> _EXERCISE REQUIREMENTS_
How many lines hold the string "Write"? Reply with the number alone.

::: THE INPUT :::

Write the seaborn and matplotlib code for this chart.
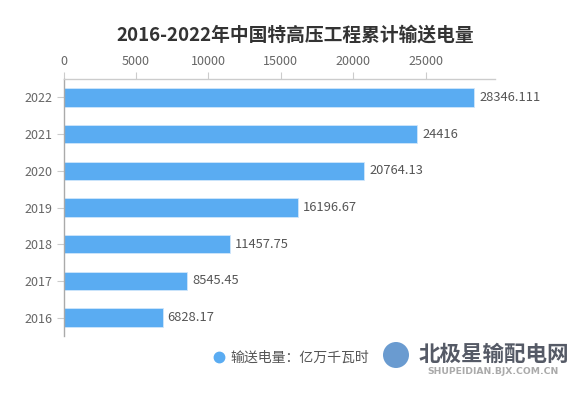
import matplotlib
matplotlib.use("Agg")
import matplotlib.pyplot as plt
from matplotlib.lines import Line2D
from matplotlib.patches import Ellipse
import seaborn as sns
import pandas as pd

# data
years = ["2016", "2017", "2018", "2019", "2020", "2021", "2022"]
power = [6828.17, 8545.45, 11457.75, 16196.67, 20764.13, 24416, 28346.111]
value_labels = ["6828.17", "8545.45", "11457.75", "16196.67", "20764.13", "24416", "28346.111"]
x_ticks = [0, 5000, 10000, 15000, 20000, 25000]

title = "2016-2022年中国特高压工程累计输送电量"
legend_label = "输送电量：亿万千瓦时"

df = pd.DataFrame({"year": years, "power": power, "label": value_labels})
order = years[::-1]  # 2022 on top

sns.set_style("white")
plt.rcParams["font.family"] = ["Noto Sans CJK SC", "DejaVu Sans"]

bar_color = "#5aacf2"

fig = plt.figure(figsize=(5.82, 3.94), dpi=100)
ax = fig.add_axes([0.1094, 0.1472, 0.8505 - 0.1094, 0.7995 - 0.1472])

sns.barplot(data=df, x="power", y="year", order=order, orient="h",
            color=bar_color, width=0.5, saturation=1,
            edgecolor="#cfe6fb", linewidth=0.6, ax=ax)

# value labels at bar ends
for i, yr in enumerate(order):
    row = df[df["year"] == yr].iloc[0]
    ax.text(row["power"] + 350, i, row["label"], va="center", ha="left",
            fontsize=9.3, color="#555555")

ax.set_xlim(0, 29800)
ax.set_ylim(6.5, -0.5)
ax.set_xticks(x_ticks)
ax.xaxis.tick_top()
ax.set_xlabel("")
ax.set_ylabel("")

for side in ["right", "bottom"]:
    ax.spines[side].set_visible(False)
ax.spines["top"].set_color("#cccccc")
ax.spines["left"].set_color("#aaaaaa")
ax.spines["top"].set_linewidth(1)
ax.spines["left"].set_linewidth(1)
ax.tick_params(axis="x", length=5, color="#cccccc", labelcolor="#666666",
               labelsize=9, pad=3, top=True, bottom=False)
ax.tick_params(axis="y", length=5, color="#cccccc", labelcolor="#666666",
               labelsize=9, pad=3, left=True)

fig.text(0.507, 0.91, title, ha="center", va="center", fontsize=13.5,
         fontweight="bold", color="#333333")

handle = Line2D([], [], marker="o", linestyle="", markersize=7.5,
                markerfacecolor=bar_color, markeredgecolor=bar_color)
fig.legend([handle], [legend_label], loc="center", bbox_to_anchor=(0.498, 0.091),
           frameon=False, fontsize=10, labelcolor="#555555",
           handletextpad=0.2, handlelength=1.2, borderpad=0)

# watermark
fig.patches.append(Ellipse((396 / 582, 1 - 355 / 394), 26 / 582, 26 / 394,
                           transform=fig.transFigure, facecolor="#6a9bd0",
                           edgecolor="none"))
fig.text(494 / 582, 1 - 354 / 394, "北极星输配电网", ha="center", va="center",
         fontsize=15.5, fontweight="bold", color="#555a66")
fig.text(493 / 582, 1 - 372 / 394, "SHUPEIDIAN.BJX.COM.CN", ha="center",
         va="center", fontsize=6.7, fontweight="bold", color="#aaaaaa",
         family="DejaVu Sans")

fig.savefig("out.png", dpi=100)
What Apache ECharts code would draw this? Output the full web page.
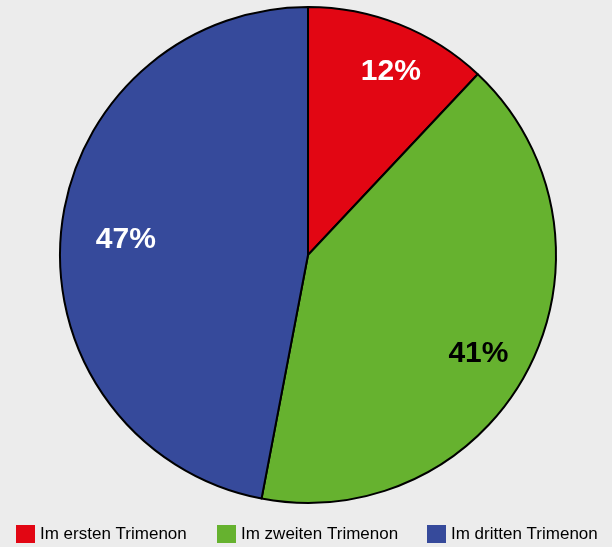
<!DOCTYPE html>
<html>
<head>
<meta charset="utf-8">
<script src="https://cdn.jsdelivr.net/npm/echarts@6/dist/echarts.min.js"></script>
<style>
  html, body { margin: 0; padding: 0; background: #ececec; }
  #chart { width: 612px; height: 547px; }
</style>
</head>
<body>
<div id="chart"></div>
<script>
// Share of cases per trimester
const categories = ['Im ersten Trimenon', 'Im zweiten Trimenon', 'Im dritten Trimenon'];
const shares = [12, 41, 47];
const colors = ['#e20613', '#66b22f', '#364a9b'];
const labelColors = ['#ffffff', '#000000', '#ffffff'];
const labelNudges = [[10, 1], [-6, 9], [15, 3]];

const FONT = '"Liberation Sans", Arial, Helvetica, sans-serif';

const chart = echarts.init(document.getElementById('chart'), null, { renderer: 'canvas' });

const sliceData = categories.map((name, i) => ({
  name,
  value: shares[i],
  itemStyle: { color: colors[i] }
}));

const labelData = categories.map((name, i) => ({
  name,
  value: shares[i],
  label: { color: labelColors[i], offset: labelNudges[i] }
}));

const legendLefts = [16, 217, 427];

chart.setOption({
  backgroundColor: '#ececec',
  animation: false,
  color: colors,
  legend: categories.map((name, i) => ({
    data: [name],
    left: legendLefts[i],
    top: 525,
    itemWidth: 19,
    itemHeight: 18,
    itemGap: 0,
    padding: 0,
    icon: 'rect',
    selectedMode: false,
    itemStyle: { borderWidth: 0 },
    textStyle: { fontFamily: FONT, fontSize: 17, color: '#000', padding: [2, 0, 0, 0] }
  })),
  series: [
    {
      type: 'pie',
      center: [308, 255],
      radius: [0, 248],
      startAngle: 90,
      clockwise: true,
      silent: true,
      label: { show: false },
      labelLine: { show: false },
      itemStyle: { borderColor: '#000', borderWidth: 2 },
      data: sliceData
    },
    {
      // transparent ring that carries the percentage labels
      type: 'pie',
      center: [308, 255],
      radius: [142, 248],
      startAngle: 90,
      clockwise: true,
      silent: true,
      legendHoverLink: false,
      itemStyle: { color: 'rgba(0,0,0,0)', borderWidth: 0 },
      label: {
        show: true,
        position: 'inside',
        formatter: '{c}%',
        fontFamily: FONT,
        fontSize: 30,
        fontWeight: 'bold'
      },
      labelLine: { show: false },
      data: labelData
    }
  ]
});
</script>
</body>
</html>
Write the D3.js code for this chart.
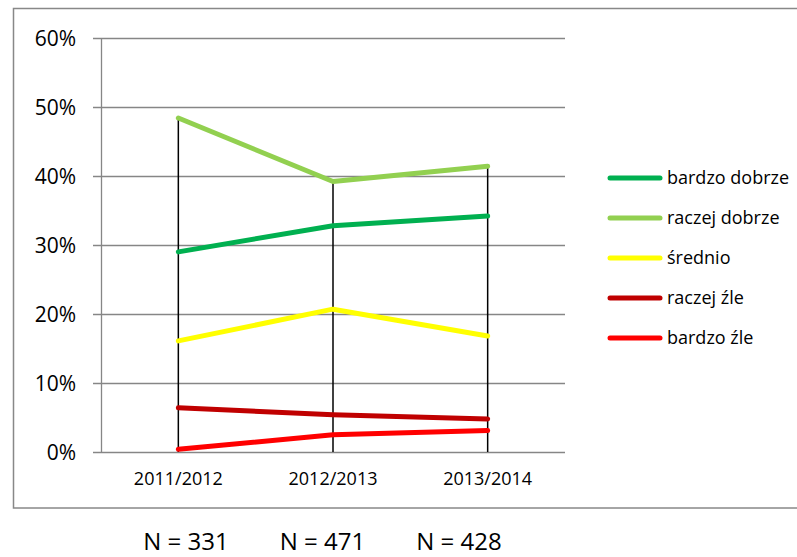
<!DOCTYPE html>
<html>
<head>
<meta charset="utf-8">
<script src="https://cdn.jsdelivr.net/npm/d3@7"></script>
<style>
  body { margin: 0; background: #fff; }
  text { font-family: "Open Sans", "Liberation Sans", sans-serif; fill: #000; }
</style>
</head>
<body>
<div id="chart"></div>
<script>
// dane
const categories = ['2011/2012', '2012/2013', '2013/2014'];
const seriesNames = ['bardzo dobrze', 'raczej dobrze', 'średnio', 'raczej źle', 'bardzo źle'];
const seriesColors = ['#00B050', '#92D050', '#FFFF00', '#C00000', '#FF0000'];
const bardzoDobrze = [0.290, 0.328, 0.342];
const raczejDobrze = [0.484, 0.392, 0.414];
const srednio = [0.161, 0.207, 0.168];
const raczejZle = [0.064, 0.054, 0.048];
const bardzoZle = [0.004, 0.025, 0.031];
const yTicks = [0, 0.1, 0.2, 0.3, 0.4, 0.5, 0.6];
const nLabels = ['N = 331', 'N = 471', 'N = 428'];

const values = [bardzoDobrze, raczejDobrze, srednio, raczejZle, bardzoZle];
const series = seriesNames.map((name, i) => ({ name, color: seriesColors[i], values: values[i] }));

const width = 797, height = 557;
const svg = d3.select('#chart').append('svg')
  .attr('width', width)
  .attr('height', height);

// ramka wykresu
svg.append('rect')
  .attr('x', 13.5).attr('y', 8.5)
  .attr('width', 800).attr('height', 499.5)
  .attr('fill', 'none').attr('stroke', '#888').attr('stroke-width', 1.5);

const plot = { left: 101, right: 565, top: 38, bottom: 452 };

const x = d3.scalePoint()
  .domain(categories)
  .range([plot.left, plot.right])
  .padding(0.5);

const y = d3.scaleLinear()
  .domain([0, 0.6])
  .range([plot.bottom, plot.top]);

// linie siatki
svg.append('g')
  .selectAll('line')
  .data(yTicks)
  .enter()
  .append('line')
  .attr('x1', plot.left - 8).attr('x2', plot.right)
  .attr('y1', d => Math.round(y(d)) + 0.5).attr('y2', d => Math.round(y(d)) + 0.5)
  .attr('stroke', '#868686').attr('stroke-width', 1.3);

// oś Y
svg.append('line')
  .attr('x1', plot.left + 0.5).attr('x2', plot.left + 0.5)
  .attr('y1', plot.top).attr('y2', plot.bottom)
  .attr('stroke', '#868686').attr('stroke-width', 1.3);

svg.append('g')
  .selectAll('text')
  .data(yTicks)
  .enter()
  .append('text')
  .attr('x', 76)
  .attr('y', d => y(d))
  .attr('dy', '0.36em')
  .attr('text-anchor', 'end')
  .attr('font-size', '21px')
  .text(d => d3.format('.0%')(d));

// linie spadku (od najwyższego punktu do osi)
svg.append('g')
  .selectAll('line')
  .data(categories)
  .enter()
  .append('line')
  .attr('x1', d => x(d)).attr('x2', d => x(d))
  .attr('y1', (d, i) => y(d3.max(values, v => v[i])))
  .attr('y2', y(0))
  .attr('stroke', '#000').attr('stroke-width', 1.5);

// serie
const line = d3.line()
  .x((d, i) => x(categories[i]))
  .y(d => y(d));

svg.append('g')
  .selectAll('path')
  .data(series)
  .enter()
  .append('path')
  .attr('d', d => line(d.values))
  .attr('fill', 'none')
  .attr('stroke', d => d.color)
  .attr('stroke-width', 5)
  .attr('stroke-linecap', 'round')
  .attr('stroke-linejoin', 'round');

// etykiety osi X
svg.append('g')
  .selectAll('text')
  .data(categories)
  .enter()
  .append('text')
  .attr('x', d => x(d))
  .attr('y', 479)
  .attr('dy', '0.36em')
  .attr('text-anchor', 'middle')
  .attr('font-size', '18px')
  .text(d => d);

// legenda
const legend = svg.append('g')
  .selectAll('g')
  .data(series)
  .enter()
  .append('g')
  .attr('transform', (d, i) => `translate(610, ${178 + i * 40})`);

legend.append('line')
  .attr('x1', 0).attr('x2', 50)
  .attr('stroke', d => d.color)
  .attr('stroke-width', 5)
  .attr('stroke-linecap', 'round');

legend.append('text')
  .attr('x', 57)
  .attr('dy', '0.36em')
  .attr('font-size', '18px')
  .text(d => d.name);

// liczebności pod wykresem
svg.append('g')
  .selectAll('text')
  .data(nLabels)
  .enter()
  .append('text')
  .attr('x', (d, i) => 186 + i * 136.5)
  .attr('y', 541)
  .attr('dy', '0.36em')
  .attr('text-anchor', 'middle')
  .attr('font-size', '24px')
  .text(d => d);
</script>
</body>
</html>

:::

> _SOLUTION TO THIS PROBLEM_
2